Following on from ‘Sky Full of Song’ both tracks ‘Grace’ and last song ‘No Choir’ are stripped back, emotional and confessional lyrics – ‘Grace’ harks back to Welch’s mother deeming music as ‘dangerous’ yet she responds, “this is the only thing I’ve ever had faith in”, reflecting on her love, And you, you were the one I treated the worst, Only because you loved me the most, We haven't spoken in a long time, I think about it sometimes”.

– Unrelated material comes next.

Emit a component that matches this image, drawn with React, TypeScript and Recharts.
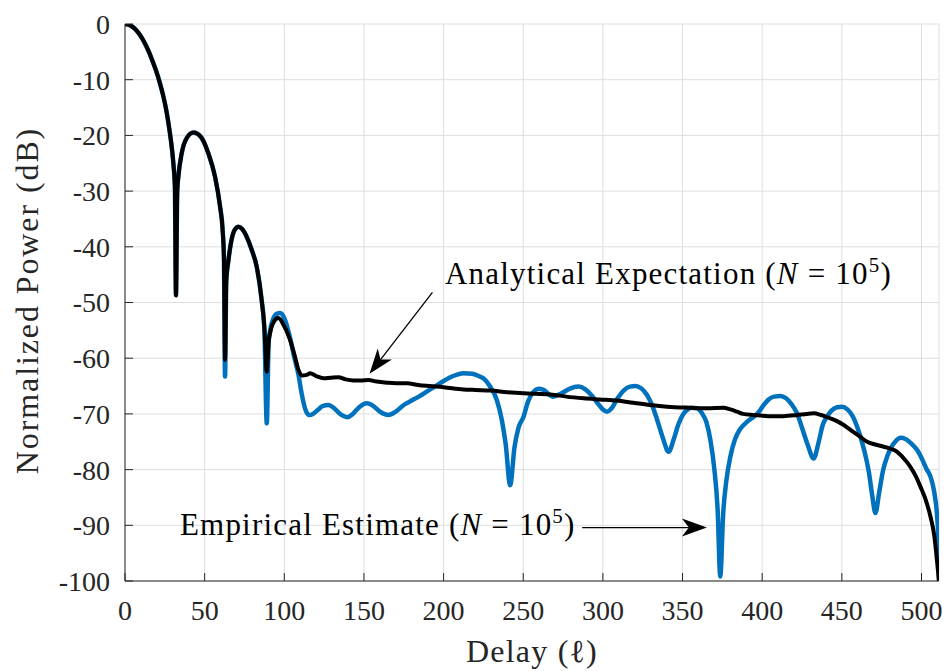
import React from 'react';
import { LineChart, Line, XAxis, YAxis, CartesianGrid, ReferenceLine, ReferenceDot } from 'recharts';

// delay (samples) and normalized power (dB)
const analyticalDelay = [
  0, 3, 6, 9, 12, 15, 18, 20, 22, 24, 26, 28, 29.5, 30.5, 31.3, 32, 32.8, 33.5, 35.6, 38.7,
  42.9, 45.5, 48.2, 52.3, 56.5, 59.7, 61.3, 62.1, 62.8, 63.6, 64.9, 67, 69, 71.2, 73.5, 76.4,
  79.5, 82.7, 85.8, 87.5, 89, 90.2, 91.1, 93.2, 96.3, 99.5, 103.6, 106.5, 108.9, 111, 114.1,
  116.2, 120, 124.6, 129, 134, 138.5, 143.4, 148, 152.8, 158, 164.4, 170, 177, 184, 191.6, 200,
  212.5, 220, 229.3, 240, 250.2, 258, 267, 277, 287.9, 298, 308.8, 319, 329.8, 340.3, 354.9,
  365.4, 375.8, 380, 384.2, 388, 394.7, 404, 413.5, 422, 428, 432.3, 437, 442.8, 447, 451.2,
  456, 461, 465.9, 471, 476.3, 481, 484.7, 488, 491, 493, 496.5, 499.4, 502.5, 505.7, 508,
  509.9, 511,
];
const analyticalPower = [
  0, -0.2, -0.8, -1.8, -3.2, -5, -7.2, -8.8, -10.7, -12.9, -15.6, -19.2, -22.5, -25.5, -29, -48.7,
  -30, -27.4, -23.2, -20.5, -19.5, -19.7, -20.5, -23.2, -27.4, -32.8, -37, -42, -60.3, -46, -42.5,
  -38.6, -36.9, -36.4, -36.8, -38.2, -40.5, -43.6, -49.6, -54.5, -62.4, -57, -55.5, -53.6, -52.8,
  -54, -56.7, -59.5, -62.1, -63.1, -63, -62.7, -63.2, -63.6, -63.5, -63.4, -63.8, -64, -64, -63.9,
  -64.2, -64.4, -64.5, -64.5, -64.8, -65, -65.2, -65.6, -65.7, -65.8, -66.1, -66.3, -66.4, -66.5,
  -66.9, -67.2, -67.4, -67.6, -68, -68.4, -68.7, -68.9, -69, -68.9, -69.2, -69.6, -70, -70.2,
  -70.4, -70.4, -70.2, -70, -69.9, -70.2, -70.8, -71.3, -72, -73, -74, -75, -75.5, -75.9, -76.3,
  -76.8, -77.7, -78.7, -79.5, -81.2, -83.1, -85.3, -88.5, -91.8, -96.8, -100,
];

const empiricalDelay = [
  0, 3, 6, 9, 12, 15, 18, 20, 22, 24, 26, 28, 29.5, 30.5, 31.3, 32, 32.8, 33.5, 35.6, 38.7,
  42.9, 45.5, 48.2, 52.3, 56.5, 59.7, 61.3, 62.1, 62.8, 63.6, 64.9, 67, 69, 71.2, 73.5, 76.4,
  79.5, 82.7, 85.8, 87.5, 89, 90.2, 91.1, 93.2, 95.5, 97.4, 100, 103.6, 106, 108.9, 111, 113,
  115.5, 118, 121, 124, 127.7, 131, 134.5, 139.6, 143, 147, 151.8, 156, 160, 165.4, 170, 175,
  180, 185, 189.4, 195, 200, 206, 212.5, 218, 222, 225, 229, 233.4, 236.5, 239, 241.8, 244.5,
  247, 250.2, 253, 256.5, 259.5, 262.7, 268.5, 274, 279, 284.7, 289, 293, 297, 300, 302.6,
  305.5, 309, 313, 317, 320.4, 324, 327.5, 331, 334, 337.5, 341.3, 344.5, 347.5, 350.5, 352.8,
  355.5, 359.1, 362, 365, 367.5, 370, 372, 373.7, 375.5, 377.5, 380, 383, 386, 388.4, 391,
  394.7, 398, 401, 404, 407.5, 411.4, 415, 418.5, 421.9, 425, 428.5, 432.3, 435.5, 438, 440.7,
  443.5, 447, 450.1, 453.5, 457, 459.5, 461.7, 464, 467, 469, 471.1, 473.5, 476, 478.4, 481,
  483.5, 486.8, 490, 493.5, 497.3, 500.5, 503, 505.7, 508, 509.7, 510.5, 511,
];
const empiricalPower = [
  0, -0.2, -0.8, -1.8, -3.2, -5, -7.2, -8.8, -10.7, -12.9, -15.6, -19.2, -22.5, -25.5, -29, -48.7,
  -30, -27.4, -23.2, -20.5, -19.5, -19.7, -20.5, -23.2, -27.4, -32.8, -37, -42, -63.3, -46, -42.5,
  -38.6, -36.9, -36.4, -36.8, -38.2, -40.5, -43.6, -49.6, -55, -71.7, -57, -55, -52.8, -52, -51.9,
  -52.8, -56.3, -59.5, -63, -66.5, -69, -70.2, -70, -69.3, -68.6, -68.4, -68.9, -69.9, -70.6, -70,
  -68.8, -68.1, -68.6, -69.6, -70.2, -69.6, -68.4, -67.6, -66.8, -66, -65, -64.1, -63.2, -62.7,
  -62.8, -63.2, -63.6, -65, -67.5, -71, -75.5, -82.8, -76, -72.5, -70.5, -67.8, -66, -65.5, -65.7,
  -66.9, -66.3, -65.5, -65.1, -65.6, -66.7, -68.2, -69.2, -69.6, -69, -67.3, -65.8, -65.1, -65,
  -65.4, -66.5, -68.5, -71, -74.2, -76.8, -74.5, -71.8, -70, -69.3, -68.9, -69, -69.8, -71.5,
  -74.7, -80, -87, -99.2, -88, -82, -77.7, -74.5, -72.8, -72, -71.3, -70.5, -69.6, -68.4, -67.4,
  -66.9, -66.8, -67.2, -68.3, -69.9, -72.5, -75.5, -78, -75, -72, -70.5, -69.4, -68.8, -68.7,
  -69.2, -70.5, -72.2, -74.1, -76.5, -80.5, -84.5, -87.8, -84, -80, -77.7, -76, -75, -74.3, -74.5,
  -75.3, -76.5, -78.2, -79.8, -81.3, -84, -88, -92, -100,
];

const delayTicks = [0, 50, 100, 150, 200, 250, 300, 350, 400, 450, 500];
const powerTicks = [0, -10, -20, -30, -40, -50, -60, -70, -80, -90, -100];

const analyticalRows = analyticalDelay.map((d, i) => ({ delay: d, power: analyticalPower[i] }));
const empiricalRows = empiricalDelay.map((d, i) => ({ delay: d, power: empiricalPower[i] }));

const FONT = '"Liberation Serif", "Times New Roman", serif';
const AXIS = '#262626';

function Arrow(props: any) {
  const { x1, y1, x2, y2 } = props;
  const a = Math.atan2(y2 - y1, x2 - x1);
  const c = Math.cos(a);
  const s = Math.sin(a);
  const len = 25;
  const half = 9;
  const notch = 7;
  const bx = x2 - len * c;
  const by = y2 - len * s;
  const nx = x2 - (len - notch) * c;
  const ny = y2 - (len - notch) * s;
  const pts = `${x2},${y2} ${bx - half * s},${by + half * c} ${nx},${ny} ${bx + half * s},${by - half * c}`;
  return (
    <g>
      <line x1={x1} y1={y1} x2={nx} y2={ny} stroke="#000" strokeWidth={1.3} />
      <polygon points={pts} fill="#000" />
    </g>
  );
}

function note(label: string) {
  return (p: any) => (
    <text x={p.cx} y={p.cy} fontFamily={FONT} fontSize={31} letterSpacing={1.2} fill="#000">
      {label + ' ('}
      <tspan fontStyle="italic">N</tspan>
      {' = 10'}
      <tspan dy={-12} fontSize={21}>5</tspan>
      <tspan dy={12}>)</tspan>
    </text>
  );
}

const yTitle = (p: any) => {
  const vb = p.viewBox;
  const x = vb.x + 38;
  const y = vb.y + vb.height / 2 - 2;
  return (
    <text x={x} y={y} transform={`rotate(-90, ${x}, ${y})`} textAnchor="middle"
      fontFamily={FONT} fontSize={32} letterSpacing={1.9} fill={AXIS}>
      Normalized Power (dB)
    </text>
  );
};

const xTitle = (p: any) => {
  const vb = p.viewBox;
  return (
    <text x={vb.x + vb.width / 2} y={vb.y + 81} textAnchor="middle"
      fontFamily={FONT} fontSize={32} letterSpacing={1.2} fill={AXIS}>
      Delay (ℓ)
    </text>
  );
};

export default function App() {
  const tickStyle = { fill: AXIS, fontSize: 28, fontFamily: FONT };
  return (
    <div style={{ position: 'absolute', left: 0, top: 0, width: 946, height: 671, overflow: 'hidden', background: '#fff' }}>
      <LineChart width={946} height={671} margin={{ top: 24, right: 7, bottom: 0, left: 0 }}>
        <CartesianGrid stroke="#dedede" strokeWidth={1} />
        <XAxis
          dataKey="delay"
          type="number"
          domain={[0, 511]}
          allowDataOverflow
          ticks={delayTicks}
          interval={0}
          height={90}
          tickSize={-8}
          tickMargin={27}
          tick={tickStyle}
          stroke={AXIS}
          label={xTitle}
        />
        <XAxis xAxisId="top" orientation="top" dataKey="delay" type="number" domain={[0, 511]}
          allowDataOverflow ticks={delayTicks} interval={0} height={0} tickSize={-8} tick={false} stroke={AXIS} />
        <YAxis
          type="number"
          domain={[-100, 0]}
          allowDataOverflow
          ticks={powerTicks}
          interval={0}
          width={125}
          tickSize={-8}
          tickMargin={23}
          tick={tickStyle}
          stroke={AXIS}
          label={yTitle}
        />
        <YAxis yAxisId="right" orientation="right" type="number" domain={[-100, 0]} allowDataOverflow
          ticks={powerTicks} interval={0} width={0} tickSize={-8} tick={false} stroke={AXIS} />
        <Line data={empiricalRows} dataKey="power" type="monotone" stroke="#0072BD" strokeWidth={4.5}
          strokeLinejoin="round" dot={false} isAnimationActive={false} />
        <Line data={analyticalRows} dataKey="power" type="monotone" stroke="#000" strokeWidth={4}
          strokeLinejoin="round" dot={false} isAnimationActive={false} />
        <ReferenceLine segment={[{ x: 193, y: -48.2 }, { x: 153.5, y: -62.8 }]} shape={Arrow} ifOverflow="visible" />
        <ReferenceLine segment={[{ x: 287, y: -90.4 }, { x: 365.3, y: -90.4 }]} shape={Arrow} ifOverflow="visible" />
        <ReferenceDot x={200.9} y={-46.7} r={0} shape={note('Analytical Expectation')} ifOverflow="visible" />
        <ReferenceDot x={34.5} y={-91.7} r={0} shape={note('Empirical Estimate')} ifOverflow="visible" />
      </LineChart>
    </div>
  );
}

‘Patricia’, a tribute to Patti Smith, features lyrics “Oh Patricia, You’ve always been my north star”, who taught her its “such a wonderful thing to love”. It features more of a climatic chorus, bearing the song’s energy, similar to the anthemic ‘Queen of Peace’ and ‘What Kind of Man’ from How Big, How Blue, How Beautiful in comparison to many of the stripped back songs from High As Hope. Arguably the best song on the album is The End of Love, with its hauntingly beautiful lyrics, presented in an almost hymn-like format with glorious harmonies. Stunning piano chords are reinforced by deep synths and strings, lending the song its intensity. The lyrics are perhaps some of the most confessional on the album, given the song’s title, I've always been in love with you, Could you tell it from the moment that I met you?”, “We were reaching in the dark, That summer in New York, And it was so far to fall, But it didn't hurt at all”.

High As Hope shows Welch’s musical ability to transcend emotions. She moves away from the at times extravagant instrumentals of previous albums, but keeps an essence of the same energy, particularly in songs like ‘Patricia’. Lyrically, the album truly surpasses itself in its honesty, and is truly exquisite in its execution.